Ecology and management history drive spatial genetic structure in Scots pine

- We assessed genetic diversity and spatial genetic structure in stands of Scots pine after cessation of intense management.
- More extensive spatial genetic structure was found in mature managed stands than in an unmanaged control.
- Reduced extent of spatial genetic structure was found in early stages of regeneration.
- Our results indicate a high capacity of the species to recover after intense forest management.
- Large effective population size is key to maintaining genetic diversity in Scots pine.

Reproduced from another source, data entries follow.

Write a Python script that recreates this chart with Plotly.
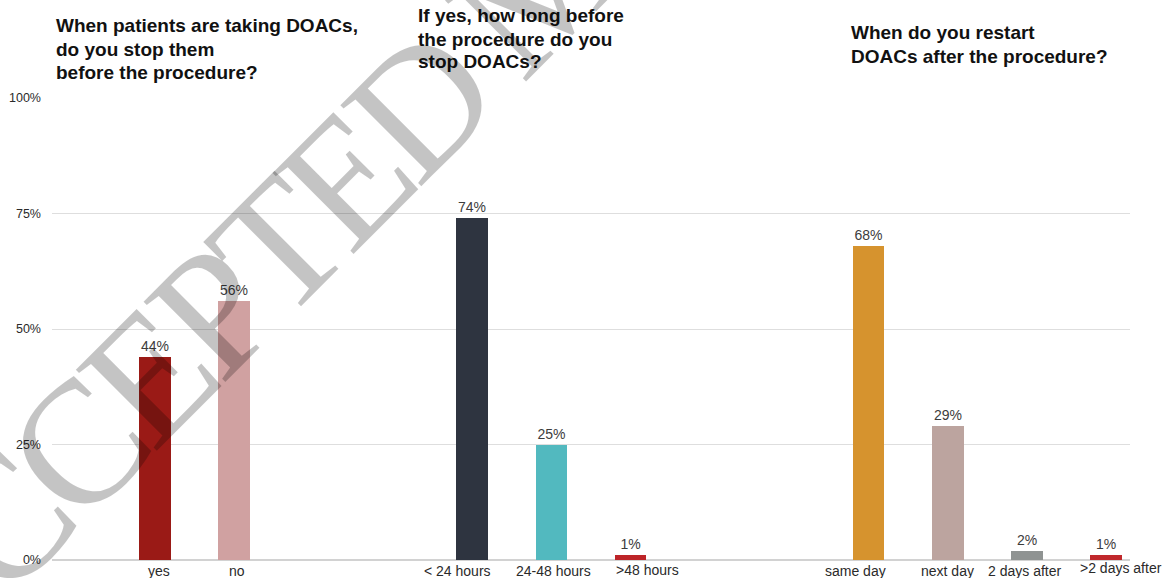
import plotly.graph_objects as go

# Survey answers, grouped by question
q1_labels = ["yes", "no"]
q1_values = [44, 56]
q1_colors = ["#9a1a16", "#d0a1a1"]

q2_labels = ["< 24 hours", "24-48 hours", ">48 hours"]
q2_values = [74, 25, 1]
q2_colors = ["#2e3440", "#52b9bf", "#bd2428"]

q3_labels = ["same day", "next day", "2 days after", ">2 days after"]
q3_values = [68, 29, 2, 1]
q3_colors = ["#d6932e", "#bca49f", "#8f9392", "#c0282c"]

questions = [
    ["When patients are taking DOACs,", "do you stop them", "before the procedure?"],
    ["If yes, how long before", "the procedure do you", "stop DOACs?"],
    ["When do you restart", "DOACs after the procedure?"],
]

y_ticks = [0, 25, 50, 75, 100]
y_tick_text = ["0%", "25%", "50%", "75%", "100%"]

# category label nudges (px) so neighbouring labels do not collide
label_dx = [4, 3, -15, 2, 17, -13, 0, -2, 15]
label_dy = [0, 0, 0, 0, 1, 0, 0, 0, 3]

W, H = 1169, 578
ML, MR, MT, MB = 52, 39, 98, 18
GAP = 2  # empty slots between question groups
SANS = "Liberation Sans, Arial, Helvetica, sans-serif"

# lay the groups out on one numeric axis
groups = [(q1_labels, q1_values, q1_colors),
          (q2_labels, q2_values, q2_colors),
          (q3_labels, q3_values, q3_colors)]
xs, labels, values, colors = [], [], [], []
pos = 0
for lab, val, col in groups:
    for l, v, c in zip(lab, val, col):
        xs.append(pos)
        labels.append(l)
        values.append(v)
        colors.append(c)
        pos += 1
    pos += GAP

fig = go.Figure()
fig.add_trace(go.Bar(
    x=xs, y=values, width=0.40,
    marker=dict(color=colors, line=dict(width=0)),
    text=[f"{v}%" for v in values],
    textposition="outside",
    textfont=dict(family=SANS, size=14, color="#3c3c3c"),
    cliponaxis=False,
    showlegend=False,
))

# category labels under the bars
for x, lab, dx, dy in zip(xs, labels, label_dx, label_dy):
    fig.add_annotation(
        text=lab, x=x, y=0, xref="x", yref="paper",
        xanchor="center", yanchor="top", xshift=dx, yshift=dy - 1,
        showarrow=False,
        font=dict(family=SANS, size=14, color="#2a2a2a"),
    )

pw = W - ML - MR
ph = H - MT - MB


def px_x(px):
    return (px - ML) / pw


def px_y(py):
    return (H - MB - py) / ph


# question headings, one annotation per line for a tight line pitch
heading_px = [(54, 26), (416, 16), (849, 33)]
LINE_PITCH = 23
for lines, (tx, ty) in zip(questions, heading_px):
    for i, line in enumerate(lines):
        fig.add_annotation(
            text=line, xref="paper", yref="paper",
            x=px_x(tx), y=px_y(ty + i * LINE_PITCH),
            xanchor="left", yanchor="middle", align="left", showarrow=False,
            font=dict(family=SANS, size=19, color="#111111", weight="bold"),
        )

# diagonal watermark
fig.add_annotation(
    text='<span style="letter-spacing:-11px">ACCEPTED MANUSCRIPT</span>',
    xref="paper", yref="paper",
    x=px_x(543), y=px_y(-19), xanchor="center", yanchor="middle",
    showarrow=False, textangle=-45,
    font=dict(family="Liberation Serif, Times New Roman, serif", size=175,
              color="rgba(0,0,0,0.23)"),
)

fig.update_layout(
    width=W, height=H,
    margin=dict(l=ML, r=MR, t=MT, b=MB, autoexpand=False),
    plot_bgcolor="white", paper_bgcolor="white",
    bargap=0,
    xaxis=dict(
        range=[-1.30, pos - GAP - 1 + 0.30],
        showticklabels=False,
        showgrid=False, zeroline=False, showline=False, ticks="",
        automargin=False, fixedrange=True,
    ),
    yaxis=dict(
        range=[0, 100],
        tickmode="array", tickvals=y_ticks, ticktext=y_tick_text,
        showgrid=True, gridcolor="#dedede", gridwidth=1,
        zeroline=True, zerolinecolor="#d2d2d2", zerolinewidth=1.5,
        showline=False, ticks="", ticklabelstandoff=10,
        tickfont=dict(family=SANS, size=12.5, color="#2a2a2a"),
        automargin=False, fixedrange=True,
    ),
)

fig.write_html("out.html")
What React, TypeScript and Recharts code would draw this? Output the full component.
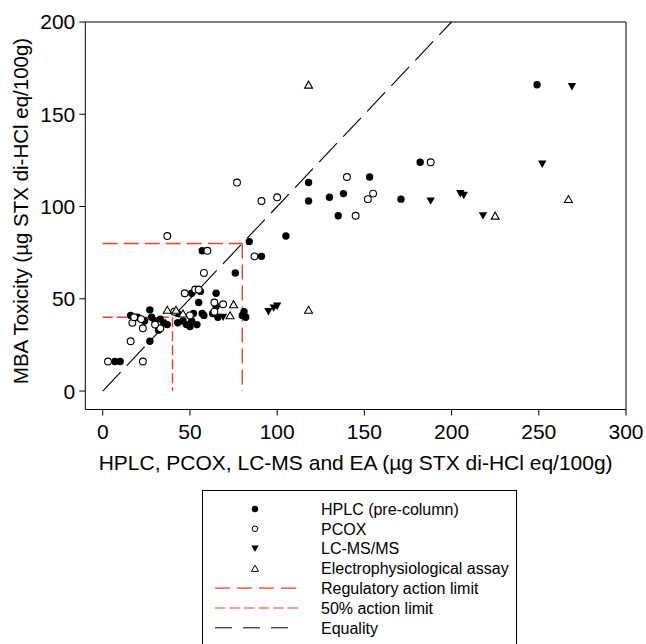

Forest management practices that remove trees from stands can promote substantial changes in the distribution of genetic diversity within and among populations at multiple spatial scales. In small and isolated populations, elevated inbreeding levels might reduce fitness of subsequent generations and threaten forest resilience in the long term. Comparing fine-scale spatial genetic structure (SGS) between life stages (e.g. adult and juvenile cohorts) can identify when populations have undergone disturbance, even in species with long generation times. Here, we studied the effects of historical and contemporary forest management, characterized by intense felling and natural regeneration respectively, on genetic diversity and fine-scale SGS in adult and juvenile cohorts. We examined fragmented Scots pine (Pinus sylvestris L.) stands in the Scottish Highlands, and compared them with a remote, unmanaged stand. A total of 777 trees were genotyped using 12 nuclear microsatellite markers. No difference was identified in allelic richness or gene diversity among stands or life stages, suggesting that historical and contemporary management have not impacted levels of genetic variation. However, management appears to have changed the spatial distribution of genetic variation. Adult genotypes from managed stands were more spatially structured than in the unmanaged stand, a difference mediated by contrasts in tree density, degree of fragmentation of stands at the time of establishment and rate of gap creation. Surprisingly, juveniles were less spatially structured than adults in the managed stands, suggesting an historical erosion of the structure of the adult cohort but contemporary recovery to natural dynamics, and indicating a high capacity of the species to recover after disturbance. Here we showed that using the spatial component of genetic diversity can help to detect both historical and contemporary effects of disturbance in tree populations. Evaluation of successional change is important to adequately detect early responses of tree populations to forest management practices. Overall, our study suggests that combining sustainable management with forest conservation practices that ensure larger effective population sizes is key to successfully maintaining genetic diversity in Scots pine.